If the underlying process is a random walk with or without a drift, then no, you can't get rid of this term.

For instance, if the underlying process (data generating process, or DGP) is as follows:

$$y_t=a+ y_{t-1}+\varepsilon_t,$$
where $\varepsilon_t$ is not correlated with its past and its variance is stable at $\sigma^2$, then you have the following:
$$y_t=a+(a+ y_{t-2}+\varepsilon_{t-1}) +\varepsilon_t=
2a+ y_{t-2}+\varepsilon_{t-1}+\varepsilon_t$$

Let's look at the variance of the error term:
$$Var(\varepsilon_{t-1}+\varepsilon_t)=Var(\varepsilon_{t-1})+Var(\varepsilon_t)=2\sigma^2$$

Basically, your variance will increase linearly with your forecast horizon increasing. You can't get rid of this.

However, do you really know your underlying process (DGP)? Do you know for sure that it's a random walk?

That's where the trick lies in. If for some reason your true DGP is not the one stated above but some variation of it such as ARIMA(0,1,1), you have a chance to slightly decrease the error by estimating the moving average (MA) coefficients of error terms. The error variance is additive only when the errors are uncorrelated. If they're negatively correlated the variance could be slightly smaller (or bigger)

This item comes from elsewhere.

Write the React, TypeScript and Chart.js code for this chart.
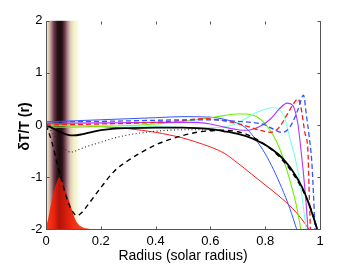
import React, { useEffect, useRef } from "react";
import { Chart, registerables } from "chart.js";

Chart.register(...registerables);

const FONT = "'Liberation Sans', Arial, Helvetica, sans-serif";

// tick values
const xTicks = [0, 0.2, 0.4, 0.6, 0.8, 1];
const yTicks = [-2, -1, 0, 1, 2];

// axis titles
const xTitle = "Radius (solar radius)";
const yTitle = "δT/T (r)";

// shaded band (x range, in solar radii)
const bandStart = -0.025;
const bandEnd = 0.125;

// red peak (filled)
const peakX = [0, 0.005, 0.01, 0.015, 0.02, 0.025, 0.03, 0.035, 0.04, 0.045, 0.049, 0.055, 0.06, 0.065, 0.07, 0.075, 0.08, 0.085, 0.09, 0.095, 0.1, 0.106, 0.115, 0.13, 0.145, 0.16, 0.18];
const peakY = [-1.94, -1.86, -1.74, -1.6, -1.48, -1.36, -1.26, -1.16, -1.08, -1.02, -1.0, -1.03, -1.09, -1.16, -1.23, -1.31, -1.39, -1.47, -1.55, -1.63, -1.71, -1.8, -1.88, -1.95, -1.98, -1.99, -2.0];

// black solid
const blackSolidX = [0, 0.02, 0.05, 0.08, 0.1, 0.13, 0.17, 0.2, 0.25, 0.3, 0.4, 0.5, 0.55, 0.6, 0.65, 0.7, 0.75, 0.8, 0.85, 0.88, 0.9, 0.92, 0.94, 0.96, 0.975, 0.99];
const blackSolidY = [0, -0.05, -0.13, -0.19, -0.2, -0.18, -0.13, -0.1, -0.07, -0.06, -0.05, -0.05, -0.06, -0.08, -0.12, -0.17, -0.25, -0.38, -0.57, -0.74, -0.88, -1.05, -1.25, -1.52, -1.75, -2.0];

// black dotted
const blackDotX = [0, 0.02, 0.04, 0.06, 0.08, 0.09, 0.1, 0.12, 0.15, 0.2, 0.25, 0.3, 0.35, 0.4, 0.45, 0.5, 0.55, 0.6];
const blackDotY = [0, -0.12, -0.28, -0.42, -0.5, -0.52, -0.51, -0.47, -0.41, -0.33, -0.25, -0.19, -0.15, -0.12, -0.1, -0.09, -0.09, -0.1];

// black dashed
const blackDashX = [0, 0.02, 0.04, 0.06, 0.08, 0.1, 0.113, 0.13, 0.15, 0.2, 0.25, 0.3, 0.35, 0.4, 0.45, 0.5, 0.55, 0.6, 0.65, 0.7, 0.75, 0.8, 0.85, 0.9, 0.94, 0.97, 0.99];
const blackDashY = [0, -0.3, -0.72, -1.12, -1.47, -1.68, -1.74, -1.68, -1.55, -1.2, -0.88, -0.68, -0.52, -0.38, -0.28, -0.2, -0.14, -0.11, -0.1, -0.13, -0.22, -0.38, -0.6, -0.92, -1.28, -1.65, -2.0];

// red solid
const redSolidX = [0, 0.1, 0.2, 0.3, 0.4, 0.45, 0.5, 0.55, 0.6, 0.65, 0.7, 0.75, 0.8, 0.85, 0.9, 0.93, 0.96];
const redSolidY = [0, -0.01, -0.03, -0.07, -0.14, -0.19, -0.25, -0.33, -0.42, -0.54, -0.73, -0.94, -1.15, -1.36, -1.6, -1.78, -2.0];

// blue solid
const blueSolidX = [0, 0.1, 0.2, 0.3, 0.4, 0.5, 0.6, 0.65, 0.7, 0.73, 0.76, 0.8, 0.83, 0.86, 0.89, 0.915];
const blueSolidY = [0.06, 0.08, 0.1, 0.12, 0.14, 0.16, 0.15, 0.11, 0.03, -0.06, -0.24, -0.55, -0.85, -1.2, -1.6, -2.0];

// green solid
const greenX = [0, 0.1, 0.2, 0.3, 0.4, 0.5, 0.55, 0.6, 0.65, 0.7, 0.73, 0.76, 0.78, 0.8, 0.82, 0.84, 0.86, 0.88, 0.9, 0.915, 0.93];
const greenY = [-0.04, -0.04, -0.03, -0.01, 0.02, 0.07, 0.1, 0.14, 0.18, 0.21, 0.21, 0.18, 0.12, 0.02, -0.12, -0.3, -0.55, -0.88, -1.25, -1.57, -2.0];

// cyan solid
const cyanX = [0, 0.2, 0.4, 0.55, 0.62, 0.68, 0.72, 0.76, 0.8, 0.825, 0.85, 0.87, 0.89, 0.91, 0.927, 0.94, 0.95];
const cyanY = [0.0, -0.01, -0.03, -0.05, -0.05, 0.0, 0.1, 0.22, 0.3, 0.33, 0.3, 0.15, -0.25, -0.65, -1.1, -1.6, -2.0];

// purple solid
const purpleX = [0, 0.2, 0.4, 0.55, 0.6, 0.65, 0.7, 0.73, 0.76, 0.79, 0.82, 0.85, 0.88, 0.9, 0.91, 0.92, 0.93, 0.94, 0.95, 0.956];
const purpleY = [0.03, 0.04, 0.05, 0.05, 0.02, -0.04, -0.09, -0.1, -0.07, 0.0, 0.12, 0.3, 0.42, 0.38, 0.25, 0.0, -0.45, -0.95, -1.55, -2.0];

// red dashed
const redDashX = [0, 0.2, 0.4, 0.5, 0.58, 0.65, 0.72, 0.78, 0.82, 0.85, 0.88, 0.905, 0.92, 0.93, 0.945, 0.956, 0.96, 0.965];
const redDashY = [0.0, 0.02, 0.05, 0.09, 0.12, 0.08, 0.0, -0.1, -0.14, -0.05, 0.2, 0.42, 0.5, 0.35, -0.15, -0.5, -1.2, -2.0];

// blue dashed
const blueDashX = [0, 0.2, 0.4, 0.5, 0.6, 0.7, 0.75, 0.8, 0.83, 0.86, 0.88, 0.9, 0.92, 0.94, 0.95, 0.96, 0.97, 0.976, 0.982];
const blueDashY = [0.06, 0.07, 0.09, 0.1, 0.1, 0.07, 0.05, 0.0, -0.08, -0.14, -0.1, 0.05, 0.3, 0.57, 0.2, -0.2, -0.7, -1.3, -2.0];

const pts = (xs: number[], ys: number[]) => xs.map((x, i) => ({ x, y: ys[i] }));

const lineDs = (label: string, xs: number[], ys: number[], color: string, width: number, dash: number[] = []) => ({
  label,
  data: pts(xs, ys),
  showLine: true,
  borderColor: color,
  backgroundColor: color,
  borderWidth: width,
  borderDash: dash,
  pointRadius: 0,
  pointHoverRadius: 0,
  fill: false,
  cubicInterpolationMode: "monotone" as const,
});

const bandPlugin = {
  id: "band",
  beforeDatasetsDraw(chart: any) {
    const { ctx, chartArea: a, scales } = chart;
    const xs = scales.x;
    const p0 = xs.getPixelForValue(bandStart);
    const p1 = xs.getPixelForValue(bandEnd);
    const g = ctx.createLinearGradient(p0, 0, p1, 0);
    const stops: [number, string][] = [
      [0, "#ffffff"], [0.15, "#f4f4cc"], [0.2, "#ecebb8"], [0.27, "#c8a4a4"],
      [0.36, "#6a3a48"], [0.44, "#2a1418"], [0.5, "#1c0c10"], [0.56, "#2a1418"],
      [0.62, "#6a3a48"], [0.69, "#b08890"], [0.76, "#e2cbb8"], [0.84, "#f0f0c4"],
      [0.92, "#f7f7de"], [1, "#ffffff"],
    ];
    stops.forEach(([o, c]) => g.addColorStop(o, c));
    ctx.save();
    ctx.beginPath();
    ctx.rect(a.left, a.top, a.right - a.left, a.bottom - a.top);
    ctx.clip();
    ctx.fillStyle = g;
    ctx.fillRect(p0, a.top, p1 - p0, a.bottom - a.top);
    ctx.restore();
  },
};

const axesPlugin = {
  id: "matlabAxes",
  afterDatasetsDraw(chart: any) {
    const { ctx, chartArea: a, scales } = chart;
    const L = Math.round(a.left) + 0.5;
    const R = Math.round(a.right) + 0.5;
    const T = Math.round(a.top) + 0.5;
    const B = Math.round(a.bottom) + 0.5;
    const tl = 3;
    ctx.save();
    ctx.lineWidth = 1;
    ctx.strokeStyle = "#555";
    ctx.beginPath();
    ctx.moveTo(L, T);
    ctx.lineTo(L, B);
    ctx.lineTo(R, B);
    ctx.lineTo(R, T);
    ctx.lineTo(R - 1, T);
    xTicks.forEach((v) => {
      const p = Math.round(scales.x.getPixelForValue(v)) + 0.5;
      ctx.moveTo(p, B);
      ctx.lineTo(p, B - tl);
      ctx.moveTo(p, T);
      ctx.lineTo(p, T + tl);
    });
    yTicks.forEach((v) => {
      const p = Math.round(scales.y.getPixelForValue(v)) + 0.5;
      ctx.moveTo(L, p);
      ctx.lineTo(L + tl, p);
      ctx.moveTo(R, p);
      ctx.lineTo(R - tl, p);
    });
    ctx.stroke();
    ctx.restore();
  },
  afterDraw(chart: any) {
    const { ctx, chartArea: a } = chart;
    ctx.save();
    ctx.translate(28.5, (a.top + a.bottom) / 2 + 1.5);
    ctx.rotate(-Math.PI / 2);
    ctx.font = `bold 14px ${FONT}`;
    ctx.fillStyle = "#000";
    ctx.textAlign = "center";
    ctx.textBaseline = "alphabetic";
    ctx.fillText(yTitle, 0, 0);
    ctx.restore();
  },
};

export default function App() {
  const ref = useRef<HTMLCanvasElement>(null);
  useEffect(() => {
    document.body.style.margin = "0";
    const canvas = ref.current!;
    const chart = new Chart(canvas, {
      type: "scatter",
      data: {
        datasets: [
          lineDs("black solid", blackSolidX, blackSolidY, "#000000", 1.8),
          lineDs("black dashed", blackDashX, blackDashY, "#000000", 1.4, [5, 4]),
          lineDs("black dotted", blackDotX, blackDotY, "#222222", 1.1, [1, 2.5]),
          lineDs("blue dashed", blueDashX, blueDashY, "#3355ff", 1.3, [5, 3]),
          lineDs("red dashed", redDashX, redDashY, "#ff1a1a", 1.3, [5, 3]),
          lineDs("purple", purpleX, purpleY, "#b534ff", 1.1),
          lineDs("cyan", cyanX, cyanY, "#7dffe0", 1.1),
          lineDs("green", greenX, greenY, "#6cf000", 1.1),
          lineDs("blue", blueSolidX, blueSolidY, "#3355ff", 1.0),
          lineDs("red", redSolidX, redSolidY, "#ff1a1a", 1.0),
          {
            label: "peak",
            data: pts(peakX, peakY),
            showLine: true,
            borderWidth: 0,
            borderColor: "rgba(0,0,0,0)",
            pointRadius: 0,
            fill: { value: -2 },
            cubicInterpolationMode: "monotone" as const,
            backgroundColor: (c: any) => {
              const ch = c.chart;
              if (!ch.chartArea) return "#e02010";
              const xs = ch.scales.x;
              const g = ch.ctx.createLinearGradient(xs.getPixelForValue(0), 0, xs.getPixelForValue(0.16), 0);
              g.addColorStop(0, "#ff3a1c");
              g.addColorStop(0.18, "#e8240f");
              g.addColorStop(0.3, "#b0140a");
              g.addColorStop(0.4, "#c8180c");
              g.addColorStop(0.6, "#f02a14");
              g.addColorStop(1, "#ff5030");
              return g;
            },
          },
        ],
      },
      options: {
        animation: false,
        responsive: false,
        devicePixelRatio: 1,
        events: [],
        layout: { padding: { top: 20.6, right: 34, left: 0, bottom: 0 } },
        plugins: { legend: { display: false }, tooltip: { enabled: false } },
        scales: {
          x: {
            type: "linear",
            min: 0,
            max: 1,
            afterFit(s: any) { s.height = 36.6; },
            afterBuildTicks(s: any) { s.ticks = xTicks.map((v) => ({ value: v })); },
            grid: { display: false, drawTicks: false },
            border: { display: false },
            ticks: {
              font: { family: FONT, size: 13 },
              color: "#000",
              padding: 4,
              maxRotation: 0,
              autoSkip: false,
              callback: (v: any) => String(v),
            },
            title: {
              display: true,
              text: xTitle,
              font: { family: FONT, size: 14 },
              color: "#000",
              padding: { top: 0, bottom: 1.5 },
            },
          },
          y: {
            type: "linear",
            min: -2,
            max: 2,
            afterFit(s: any) { s.width = 46; },
            afterBuildTicks(s: any) { s.ticks = yTicks.map((v) => ({ value: v })); },
            grid: { display: false, drawTicks: false },
            border: { display: false },
            ticks: {
              font: { family: FONT, size: 13 },
              color: "#000",
              padding: 3.5,
              autoSkip: false,
              callback: (v: any) => String(v),
            },
            title: { display: false },
          },
        },
      },
      plugins: [bandPlugin, axesPlugin],
    } as any);
    return () => chart.destroy();
  }, []);
  return (
    <div style={{ width: 354, height: 266 }}>
      <canvas ref={ref} width={354} height={266} style={{ display: "block", width: 354, height: 266 }} />
    </div>
  );
}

Another "trick" is to misspecify the model as autoregressive (AR). Often it's very hard to differentiate between AR and random walk. So, you could estimate AR process instead. Its error variance is not increasing as in a random walk (differenced) process. Obviously, the reality will show up one day in the form of large forecast (out of sample) errors, but you can keep re-estimating your model, so that it will not be so obvious.

## Best Answer

The general approach is to model the increment process (the first difference of the cumulative sum process) and then take a cumulative sum thereof. Cumulative sums are bound to have unit roots (this goes by definition), and such processes do not lend themselves easily to traditional statistical modelling because they (the processes) are nonstationary. Estimation techniques of statistical models typically require the processes to be stationary, otherwise the estimates of model parameters fail to have their nice properties (consistency, asymptotic normality) which is a hindrance for obtaining good quality forecasts.

So even though it may seem cumbersome, I suggest simply taking the first difference and working with it. The forecast of the first difference can then be added to the last observed value of the original process to obtain the forecast for the original process.